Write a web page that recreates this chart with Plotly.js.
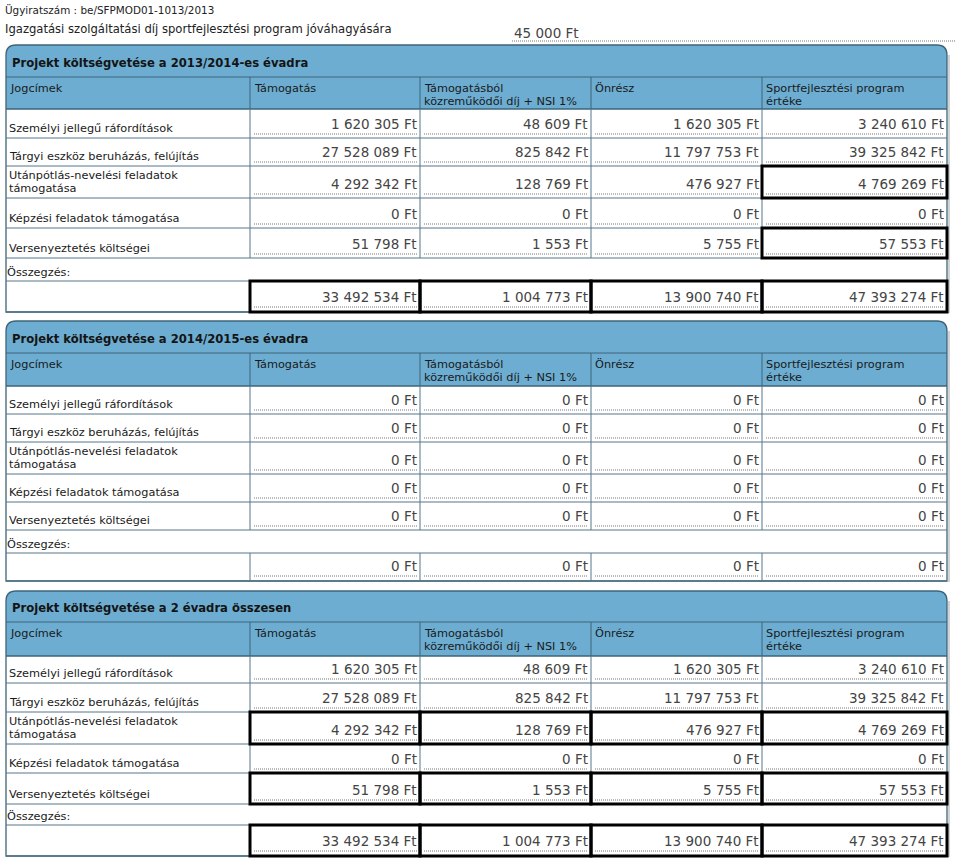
<!DOCTYPE html>
<html><head><meta charset="utf-8">
<script src="https://cdn.plot.ly/plotly-3.0.1.min.js"></script>
<style>html,body{margin:0;padding:0;background:#fff}#chart{width:960px;height:864px}</style>
</head><body><div id="chart"></div>
<script>
// ---------- DATA ----------
const docId = "Ügyiratszám : be/SFPMOD01-1013/2013";
const feeLabel = "Igazgatási szolgáltatási díj sportfejlesztési program jóváhagyására";
const feeValue = 45000;
const sectionTitles = [
  "Projekt költségvetése a 2013/2014-es évadra",
  "Projekt költségvetése a 2014/2015-es évadra",
  "Projekt költségvetése a 2 évadra összesen"
];
const columnHeaders = [["Jogcímek"], ["Támogatás"], ["Támogatásból", "közreműködői díj + NSI 1%"], ["Önrész"], ["Sportfejlesztési program", "értéke"]];
const categories = [["Személyi jellegű ráfordítások"], ["Tárgyi eszköz beruházás, felújítás"], ["Utánpótlás-nevelési feladatok", "támogatása"], ["Képzési feladatok támogatása"], ["Versenyeztetés költségei"]];
const summaryLabel = "Összegzés:";

// 2013/2014
const tamogatas1 = [1620305, 27528089, 4292342, 0, 51798];
const kozremukodoi1 = [48609, 825842, 128769, 0, 1553];
const onresz1 = [1620305, 11797753, 476927, 0, 5755];
const program1 = [3240610, 39325842, 4769269, 0, 57553];
const osszeg1 = [33492534, 1004773, 13900740, 47393274];
// 2014/2015
const tamogatas2 = [0, 0, 0, 0, 0];
const kozremukodoi2 = [0, 0, 0, 0, 0];
const onresz2 = [0, 0, 0, 0, 0];
const program2 = [0, 0, 0, 0, 0];
const osszeg2 = [0, 0, 0, 0];
// összesen
const tamogatas3 = [1620305, 27528089, 4292342, 0, 51798];
const kozremukodoi3 = [48609, 825842, 128769, 0, 1553];
const onresz3 = [1620305, 11797753, 476927, 0, 5755];
const program3 = [3240610, 39325842, 4769269, 0, 57553];
const osszeg3 = [33492534, 1004773, 13900740, 47393274];

// ---------- LAYOUT / STYLE ----------
const sections = [
  {cols: [tamogatas1, kozremukodoi1, onresz1, program1], sum: osszeg1},
  {cols: [tamogatas2, kozremukodoi2, onresz2, program2], sum: osszeg2},
  {cols: [tamogatas3, kozremukodoi3, onresz3, program3], sum: osszeg3}
];
const colX = [6, 250, 420, 591, 762, 947];
const geo = [
  {top: 45, titleY: 63, line: 77, head: 109, rows: [138, 166, 198, 228, 258], sumTop: 281, sumBot: 312},
  {top: 321, titleY: 339, line: 353, head: 386, rows: [414, 442, 474, 502, 530], sumTop: 553, sumBot: 581},
  {top: 591, titleY: 608, line: 622, head: 656, rows: [683, 712, 744, 773, 804], sumTop: 825, sumBot: 856}
];
// thick black boxes: [row, col] (row 5 = summary)
const thick = [
  [[2, 3], [4, 3], [5, 0], [5, 1], [5, 2], [5, 3]],
  [],
  [[2, 0], [2, 1], [2, 2], [2, 3], [4, 0], [4, 1], [4, 2], [4, 3], [5, 0], [5, 1], [5, 2], [5, 3]]
];

const FONT = "DejaVu Sans";
const BLUE = "#6cadd1";
const BORDER = "#3e6478";
const GRID = "#56778a";
const fmt = n => String(n).replace(/\B(?=(\d{3})+(?!\d))/g, " ") + " Ft";

const shapes = [];
const ann = [];
function line(x0, y0, x1, y1, color, width, dash) {
  shapes.push({type: "line", xref: "x", yref: "y", x0, y0, x1, y1, line: {color, width, dash: dash || "solid"}});
}
function text(x, y, t, size, color, anchor, bold) {
  ann.push({xref: "x", yref: "y", x, y, text: bold ? "<b>" + t + "</b>" : t, showarrow: false,
    xanchor: anchor || "left", yanchor: "middle", borderpad: 0, borderwidth: 0,
    font: {family: FONT, size, color}});
}

// top texts
text(5, 10, docId, 10.4, "#222");
text(5, 29, feeLabel, 11.6, "#222");
text(514, 33, fmt(feeValue), 13.5, "#444");
line(512, 41, 956, 41, "#777", 1, "1px,1px");

geo.forEach((g, s) => {
  const L = colX[0], R = colX[5], r = 10;
  shapes.push({type: "path", xref: "x", yref: "y", layer: "below",
    path: `M ${L},${g.head} L ${L},${g.top + r} Q ${L},${g.top} ${L + r},${g.top} L ${R - r},${g.top} Q ${R},${g.top} ${R},${g.top + r} L ${R},${g.head} Z`,
    fillcolor: BLUE, line: {width: 0}});
  line(R + 2, g.top + r, R + 2, g.sumBot + 1, "#d0d4d6", 2);
  shapes.push({type: "path", xref: "x", yref: "y",
    path: `M ${L},${g.sumBot} L ${L},${g.top + r} Q ${L},${g.top} ${L + r},${g.top} L ${R - r},${g.top} Q ${R},${g.top} ${R},${g.top + r} L ${R},${g.sumBot} Z`,
    line: {color: BORDER, width: 1.3}});
  text(12, g.titleY, sectionTitles[s], 11.6, "#141414", "left", true);
  line(L, g.line, R, g.line, BORDER, 1);
  line(L, g.head, R, g.head, BORDER, 1.3);
  for (let c = 1; c < 5; c++) line(colX[c], g.line, colX[c], g.head, BORDER, 1);
  columnHeaders.forEach((h, c) => {
    h.forEach((t, k) => text(colX[c] + 4, g.line + 11 + k * 13, t, 11.3, "#1a1a1a"));
  });
  let prev = g.head;
  const sec = sections[s];
  g.rows.forEach((b, i) => {
    line(L, b, R, b, GRID, 1);
    for (let c = 1; c < 5; c++) line(colX[c], prev, colX[c], b, GRID, 1);
    const lab = categories[i];
    if (lab.length === 1) text(9, b - 9.5, lab[0], 11.3, "#1a1a1a");
    else { text(9, b - 23, lab[0], 11.3, "#1a1a1a"); text(9, b - 9.5, lab[1], 11.3, "#1a1a1a"); }
    for (let c = 0; c < 4; c++) {
      text(colX[c + 2] - 3, b - 14.5, fmt(sec.cols[c][i]), 13.5, "#444", "right");
      line(colX[c + 1] + 4, b - 4, colX[c + 2] - 3, b - 4, "#777", 1, "1px,1px");
    }
    prev = b;
  });
  text(7, g.sumTop - 9, summaryLabel, 11.3, "#1a1a1a");
  line(L, g.sumTop, R, g.sumTop, GRID, 1);
  line(L, g.sumBot, R, g.sumBot, GRID, 1.3);
  for (let c = 1; c < 5; c++) line(colX[c], g.sumTop, colX[c], g.sumBot, GRID, 1);
  for (let c = 0; c < 4; c++) {
    text(colX[c + 2] - 3, g.sumBot - 15, fmt(sec.sum[c]), 13.5, "#444", "right");
    line(colX[c + 1] + 4, g.sumBot - 5, colX[c + 2] - 3, g.sumBot - 5, "#777", 1, "1px,1px");
  }
  thick[s].forEach(([ri, c]) => {
    const y0 = ri === 5 ? g.sumTop : (ri === 0 ? g.head : g.rows[ri - 1]);
    const y1 = ri === 5 ? g.sumBot : g.rows[ri];
    shapes.push({type: "rect", xref: "x", yref: "y", x0: colX[c + 1], x1: colX[c + 2], y0, y1,
      line: {color: "#000", width: 3}});
  });
});

const layout = {
  width: 960, height: 864,
  margin: {l: 0, r: 0, t: 0, b: 0},
  paper_bgcolor: "#fff", plot_bgcolor: "#fff",
  showlegend: false,
  xaxis: {range: [0, 960], visible: false, fixedrange: true},
  yaxis: {range: [864, 0], visible: false, fixedrange: true},
  shapes, annotations: ann
};
Plotly.newPlot("chart", [], layout, {staticPlot: true, displayModeBar: false});
</script>
</body></html>
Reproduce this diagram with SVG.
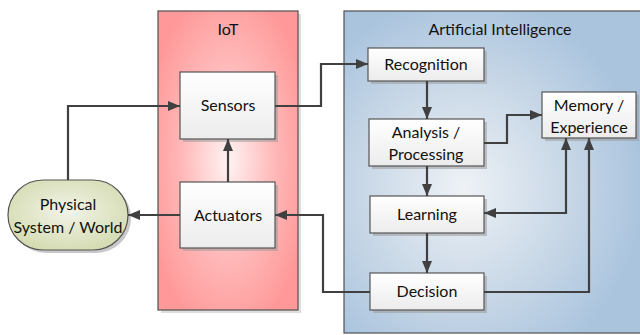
########################################
### Stated goal
Check every line of the records above for the string "this" and say how many contain it, giving the number alone.

### Task solution
2